5 March 2023 Cheryl

5 March 1839: Charlotte Brontë declines a marriage proposal

Charlotte Brontë by J. H. Thompson

Unbeknownst to Charlotte Brontë, just 11 days prior to his marriage proposal to her, Henry Nussey had also proposed to the sister of a priest he had previously served as curate under in Yorkshire. Margaret Ann Lutwidge also rejected him, and she would later become aunt to a famous literary nephew – Charles Lutwidge Dodgson, better known as Lewis Carroll. [1]

On the first day of March 1839, eight years before Jane Eyre was published, Charlotte Brontë received a marriage proposal letter from Henry Nussey, a Sussex curate.

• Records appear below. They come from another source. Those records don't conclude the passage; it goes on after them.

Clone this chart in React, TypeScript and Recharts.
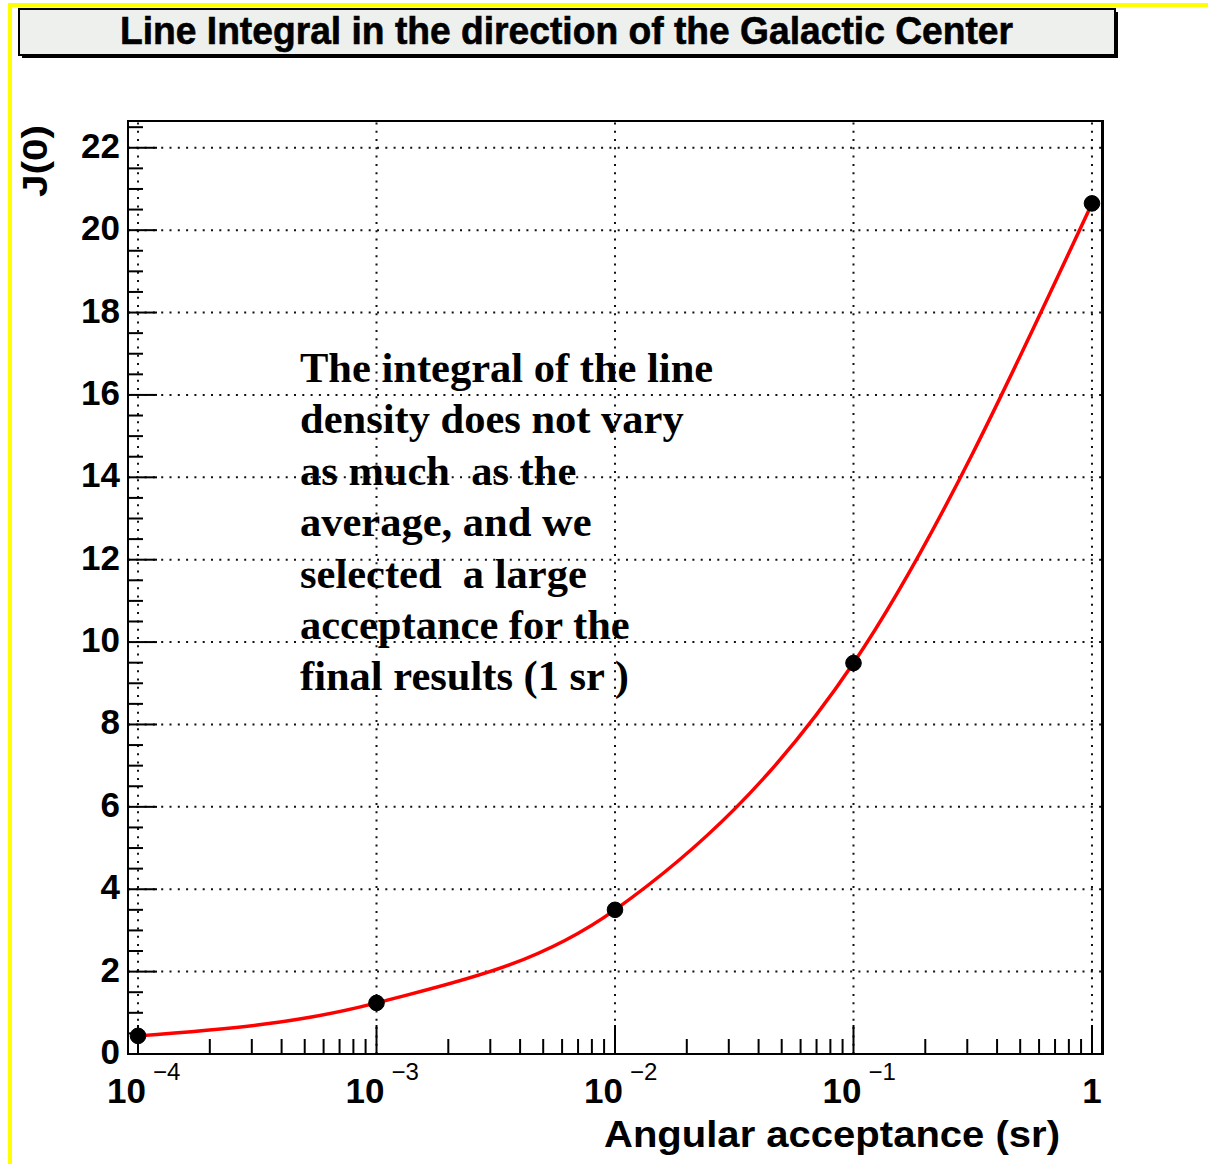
import React from 'react';
import { LineChart, Line, XAxis, YAxis, ReferenceLine } from 'recharts';

// measured points (acceptance in sr, J(0))
const acceptance = [1e-4, 1e-3, 1e-2, 1e-1, 1];
const lineIntegral = [0.44, 1.24, 3.5, 9.49, 20.65];

const xDecades = [1e-4, 1e-3, 1e-2, 1e-1, 1];
const xExponents = ['-4', '-3', '-2', '-1', ''];
const xMinorSteps = [2, 3, 4, 5, 6, 7, 8, 9];
const yMajorTicks = [0, 2, 4, 6, 8, 10, 12, 14, 16, 18, 20, 22];
const yMinorStep = 0.5;

const noteLines = [
  'The integral of the line',
  'density does not vary',
  'as much  as the',
  'average, and we',
  'selected  a large',
  'acceptance for the',
  'final results (1 sr )',
];

const X_MIN = Math.pow(10, -4.042);
const X_MAX = Math.pow(10, 0.042);
const Y_MAX = 22.65;

const data = acceptance.map((a, i) => ({ a, j: lineIntegral[i] }));

const xTicks = [
  ...xDecades,
  ...xDecades.slice(0, -1).flatMap((d) => xMinorSteps.map((s) => d * s)),
].sort((p, q) => p - q);

const yTicks: number[] = [];
for (let v = 0; v <= 22.5; v += yMinorStep) yTicks.push(v);

const FONT = '"Liberation Sans", Arial, Helvetica, sans-serif';

const XTick = (props: any) => {
  const { x, y, payload } = props;
  const v = payload.value;
  const idx = xDecades.findIndex((d) => Math.abs(d - v) / d < 1e-6);
  const major = idx >= 0;
  return (
    <g>
      <line x1={x} x2={x} y1={y} y2={y - (major ? 29 : 15)} stroke="#000" strokeWidth={2} />
      {major && xExponents[idx] === '' && (
        <text x={x} y={y + 49} textAnchor="middle" fontFamily={FONT} fontWeight="bold" fontSize={35} fill="#000">
          1
        </text>
      )}
      {major && xExponents[idx] !== '' && (
        <g>
          <text x={x + 8} y={y + 49} textAnchor="end" fontFamily={FONT} fontWeight="bold" fontSize={35} fill="#000">
            10
          </text>
          <text x={x + 15} y={y + 26} textAnchor="start" fontFamily={FONT} fontSize={24} fill="#000">
            {xExponents[idx].replace('-', '\u2212')}
          </text>
        </g>
      )}
    </g>
  );
};

const YTick = (props: any) => {
  const { x, y, payload } = props;
  const v = payload.value;
  const major = yMajorTicks.includes(v);
  return (
    <g>
      <line x1={x} x2={x + (major ? 29 : 15)} y1={y} y2={y} stroke="#000" strokeWidth={2} />
      {major && (
        <text x={x - 8} y={y + 10} textAnchor="end" fontFamily={FONT} fontWeight="bold" fontSize={35} fill="#000">
          {v}
        </text>
      )}
    </g>
  );
};

export default function App() {
  return (
    <div style={{ position: 'absolute', left: 0, top: 0, width: 1208, height: 1164, background: '#fff', overflow: 'hidden' }}>
      <LineChart width={1208} height={1164} data={data} margin={{ top: 121, right: 106, bottom: 10, left: 28 }}>
        <XAxis
          dataKey="a"
          type="number"
          scale="log"
          domain={[X_MIN, X_MAX]}
          allowDataOverflow
          ticks={xTicks}
          interval={0}
          height={100}
          tickSize={0}
          tickMargin={0}
          tickLine={false}
          axisLine={{ stroke: '#000', strokeWidth: 2 }}
          tick={(p: any) => <XTick {...p} />}
        />
        <YAxis
          type="number"
          domain={[0, Y_MAX]}
          allowDataOverflow
          ticks={yTicks}
          interval={0}
          width={100}
          tickSize={0}
          tickMargin={0}
          tickLine={false}
          axisLine={{ stroke: '#000', strokeWidth: 2 }}
          tick={(p: any) => <YTick {...p} />}
        />
        {xDecades.map((d) => (
          <ReferenceLine key={'vx' + d} x={d} stroke="#111" strokeWidth={2} strokeDasharray="2 6.3" />
        ))}
        {yMajorTicks.slice(1).map((v) => (
          <ReferenceLine key={'hy' + v} y={v} stroke="#111" strokeWidth={2} strokeDasharray="2 6.3" />
        ))}
        <Line
          dataKey="j"
          type="monotoneX"
          stroke="#ff0000"
          strokeWidth={3.5}
          dot={{ r: 7.8, fill: '#000', stroke: '#000', strokeWidth: 1 }}
          isAnimationActive={false}
        />
      </LineChart>

      <svg width={1208} height={1164} style={{ position: 'absolute', left: 0, top: 0, pointerEvents: 'none' }}>
        {/* page border */}
        <rect x={8} y={3} width={4} height={1161} fill="#ffff00" />
        <rect x={8} y={3} width={1200} height={4} fill="#ffff00" />

        {/* title box */}
        <rect x={22} y={12} width={1096} height={46} fill="#000" />
        <rect x={19} y={9} width={1096} height={46} fill="#eef0ee" stroke="#000" strokeWidth={2} />
        <text
          x={120}
          y={44}
          fontFamily={FONT}
          fontWeight="bold"
          fontSize={39}
          textLength={893}
          lengthAdjust="spacingAndGlyphs"
          fill="#000"
          stroke="#000"
          strokeWidth={0.6}
        >
          Line Integral in the direction of the Galactic Center
        </text>

        {/* frame */}
        <rect x={128} y={121} width={974} height={933} fill="none" stroke="#000" strokeWidth={2} />
        <line x1={1103.5} x2={1103.5} y1={120} y2={1055} stroke="#000" strokeWidth={1} />

        {/* axis titles */}
        <text
          transform="translate(47,161) rotate(-90)"
          textAnchor="middle"
          fontFamily={FONT}
          fontWeight="bold"
          fontSize={35}
          textLength={72}
          lengthAdjust="spacingAndGlyphs"
          fill="#000"
        >
          J(0)
        </text>
        <text
          x={604}
          y={1147}
          fontFamily={FONT}
          fontWeight="bold"
          fontSize={36}
          textLength={456}
          lengthAdjust="spacingAndGlyphs"
          fill="#000"
        >
          Angular acceptance (sr)
        </text>

        {/* note */}
        {noteLines.map((t, i) => (
          <text
            key={i}
            x={300}
            y={382 + i * 51.4}
            fontFamily='"Liberation Serif", "Times New Roman", serif'
            fontWeight="bold"
            fontSize={42.5}
            fill="#000"
            style={{ whiteSpace: 'pre' }}
          >
            {t}
          </text>
        ))}
      </svg>
    </div>
  );
}
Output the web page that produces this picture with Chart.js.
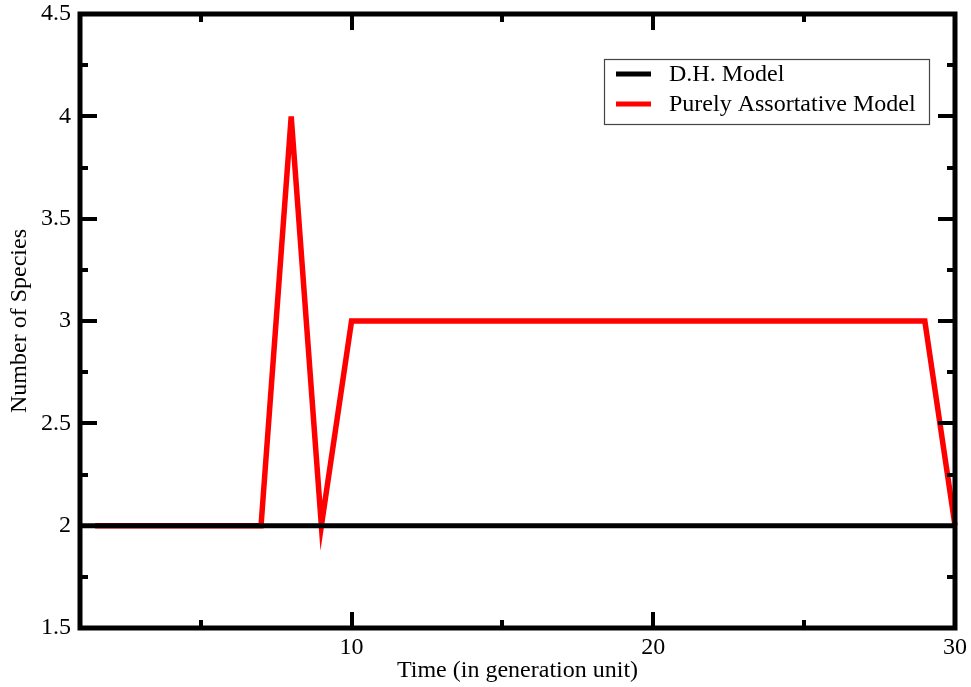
<!DOCTYPE html>
<html>
<head>
<meta charset="utf-8">
<script src="https://cdn.jsdelivr.net/npm/chart.js@4/dist/chart.umd.min.js"></script>
<style>
html,body{margin:0;padding:0;background:#fff;}
#wrap{width:971px;height:687px;position:relative;}
</style>
</head>
<body>
<div id="wrap"><canvas id="c" width="971" height="687"></canvas></div>
<script>
// ---- data ----
const dhX = [1, 30];
const dhY = [2, 2];
const paX = [1.5, 7, 8, 9, 10, 29, 30];
const paY = [2, 2, 4, 2, 3, 3, 2];
const seriesNames = ["D.H. Model", "Purely Assortative Model"];
const xMajorTicks = [10, 20, 30];
const xMinorTicks = [5, 15, 25];
const yMajorTicks = [1.5, 2, 2.5, 3, 3.5, 4, 4.5];
const yMinorTicks = [1.75, 2.25, 2.75, 3.25, 3.75, 4.25];
const xTitle = "Time (in generation unit)";
const yTitle = "Number of Species";

const FONT = "'Liberation Serif', 'Times New Roman', serif";
const FS = 24;

const toPts = (xs, ys) => xs.map((x, i) => ({x: x, y: ys[i]}));

const framePlugin = {
  id: 'frame',
  afterDatasetsDraw(chart) {
    const ctx = chart.ctx, a = chart.chartArea;
    const xs = chart.scales.x, ys = chart.scales.y;
    ctx.save();
    ctx.strokeStyle = '#000';
    ctx.lineCap = 'butt';
    ctx.lineWidth = 4;
    const xt = (vals, len) => vals.forEach(v => {
      const p = Math.round(xs.getPixelForValue(v));
      ctx.beginPath(); ctx.moveTo(p, a.bottom); ctx.lineTo(p, a.bottom - len); ctx.stroke();
      ctx.beginPath(); ctx.moveTo(p, a.top); ctx.lineTo(p, a.top + len); ctx.stroke();
    });
    const yt = (vals, len) => vals.forEach(v => {
      const p = Math.round(ys.getPixelForValue(v));
      ctx.beginPath(); ctx.moveTo(a.left, p); ctx.lineTo(a.left + len, p); ctx.stroke();
      ctx.beginPath(); ctx.moveTo(a.right, p); ctx.lineTo(a.right - len, p); ctx.stroke();
    });
    xt(xMajorTicks, 16); xt(xMinorTicks, 8);
    yt(yMajorTicks, 17); yt(yMinorTicks, 8);
    ctx.lineWidth = 5;
    ctx.lineJoin = 'miter';
    ctx.strokeRect(a.left, a.top, a.right - a.left, a.bottom - a.top);
    // legend
    const lx = 604, ly = 59, lw = 325, lh = 65;
    ctx.fillStyle = '#fff';
    ctx.fillRect(lx, ly, lw, lh);
    ctx.lineWidth = 1.2;
    ctx.strokeStyle = '#444';
    ctx.strokeRect(lx + 0.5, ly + 0.5, lw, lh);
    ctx.font = FS + "px " + FONT;
    ctx.textBaseline = 'middle';
    ctx.textAlign = 'left';
    chart.data.datasets.forEach((ds, i) => {
      const yy = 74 + i * 30;
      ctx.strokeStyle = ds.borderColor;
      ctx.lineWidth = 5;
      ctx.beginPath(); ctx.moveTo(616, yy); ctx.lineTo(651, yy); ctx.stroke();
      ctx.fillStyle = '#000';
      ctx.fillText(ds.label, 669, yy + 1);
    });
    ctx.restore();
  }
};

new Chart(document.getElementById('c'), {
  type: 'line',
  data: {
    datasets: [
      {label: seriesNames[0], data: toPts(dhX, dhY), borderColor: '#000000', borderWidth: 5, pointRadius: 0, tension: 0, clip: false},
      {label: seriesNames[1], data: toPts(paX, paY), borderColor: '#ff0000', borderWidth: 5.5, pointRadius: 0, tension: 0, clip: false, borderJoinStyle: 'miter'}
    ]
  },
  options: {
    responsive: false,
    animation: false,
    events: [],
    layout: {padding: {left: 0, right: 16, top: 14, bottom: 0}},
    plugins: {legend: {display: false}, tooltip: {enabled: false}},
    scales: {
      x: {
        type: 'linear', min: 1, max: 30,
        afterFit: s => { s.height = 59; s.paddingLeft = 0; s.paddingRight = 0; },
        afterBuildTicks: s => { s.ticks = xMajorTicks.map(v => ({value: v})); },
        grid: {display: false, drawTicks: false},
        border: {display: false},
        ticks: {color: '#000', padding: 5, font: {family: FONT, size: FS}, maxRotation: 0, autoSkip: false, callback: v => String(v)},
        title: {display: true, text: xTitle, color: '#000', font: {family: FONT, size: FS}, padding: {top: 0, bottom: 2}}
      },
      y: {
        type: 'linear', min: 1.5, max: 4.5,
        afterFit: s => { s.width = 80; s.paddingTop = 0; s.paddingBottom = 0; },
        afterBuildTicks: s => { s.ticks = yMajorTicks.map(v => ({value: v})); },
        grid: {display: false, drawTicks: false},
        border: {display: false},
        ticks: {color: '#000', padding: 9, font: {family: FONT, size: FS}, autoSkip: false, callback: v => String(v)},
        title: {display: true, text: yTitle, color: '#000', font: {family: FONT, size: FS}, padding: {top: 5, bottom: 0}}
      }
    }
  },
  plugins: [framePlugin]
});
</script>
</body>
</html>
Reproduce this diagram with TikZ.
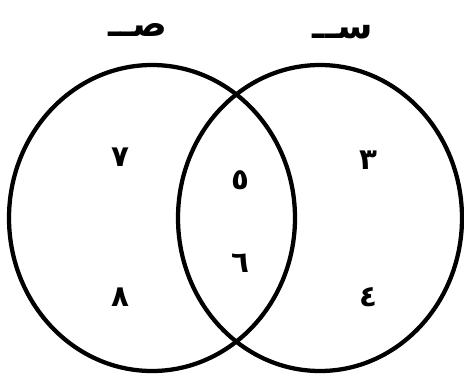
\documentclass[tikz,border=0pt]{standalone}
\usepackage{fontspec}
\newfontfamily\arabicfont[Script=Arabic]{DejaVu Sans}
\TeXXeTstate=1
\tikzset{
  setline/.style={line width=3.2pt},
  elem/.style={font=\arabicfont\bfseries\fontsize{22}{24}\selectfont},
  setname/.style={font=\arabicfont\bfseries\fontsize{27}{29}\selectfont}
}
\begin{document}
\begin{tikzpicture}[x=0.75pt,y=-0.75pt]
            \useasboundingbox (0,0) rectangle (464,376);
            % Sets
            \draw[setline] (152,218) ellipse [x radius=143, y radius=153];
            \draw[setline] (320,218) ellipse [x radius=142, y radius=153];

            % Set names
            \node[setname] (nameY) at (138,30) {\beginR صــ\endR};
            \node[setname] (nameX) at (343,32) {\beginR ســ\endR};

            % Elements
            \node[elem] (e7) at (120,157) {٧};
            \node[elem] (e8) at (120,297) {٨};
            \node[elem] (e5) at (240,180) {٥};
            \node[elem] (e6) at (240,263) {٦};
            \node[elem] (e3) at (368,160) {٣};
            \node[elem] (e4) at (368,297) {٤};
        \end{tikzpicture}
\end{document}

Brontë ultimately decided against accepting Nussey’s proposal, citing her own lack of romantic feelings for him. In her reply, also in a letter written on 5 March 1839, she eloquently lets him down:

“You are aware that I have many reasons to feel gratified to your family, that I have peculiar reasons for affection towards one at least of your sisters, and also that I highly esteem yourself. Do not therefore accuse me of wrong motives when I say that my answer to your proposal must be a decided negative. In forming this decision — I trust I have listened to the dictates of conscience more than to those [of] inclination; I have no personal repugnance to the idea of a union with you — but I feel convinced that mine is not the sort of disposition calculated to form the happiness of a man like you.” It can be read here.

In a letter to her friend Ellen Nussey, Brontë told her, “My feelings are unchanged – I do not love him – and to marry him without love, I should consider would be acting unjustly to him and committing sin against my own soul.”

Henry Nussey was born in 1812 in Derbyshire, England, and was the fourth child of Thomas Nussey, a wealthy businessman. He was described as being a kind and intelligent man with a keen interest in literature and poetry, which is likely what drew him to Charlotte. The two met in the mid-1830s when Charlotte visited her friend Ellen, Henry’s sister, and they corresponded for a time.

Brontë’s refusal of Nussey’s proposal reflected her independent spirit and desire to follow her own heart, rather than conforming to the expectations of her time.

Brontë remained unmarried until a year before her death, when she married Arthur Bell Nichols, her father’s curate, who had been in love with her for years, though it seems clear that, while she admired him, she did not love him. She became pregnant shortly after her marriage in June 1854 but died on 31 March 1855, probably from hyperemesis gravidarum, a complication of pregnancy.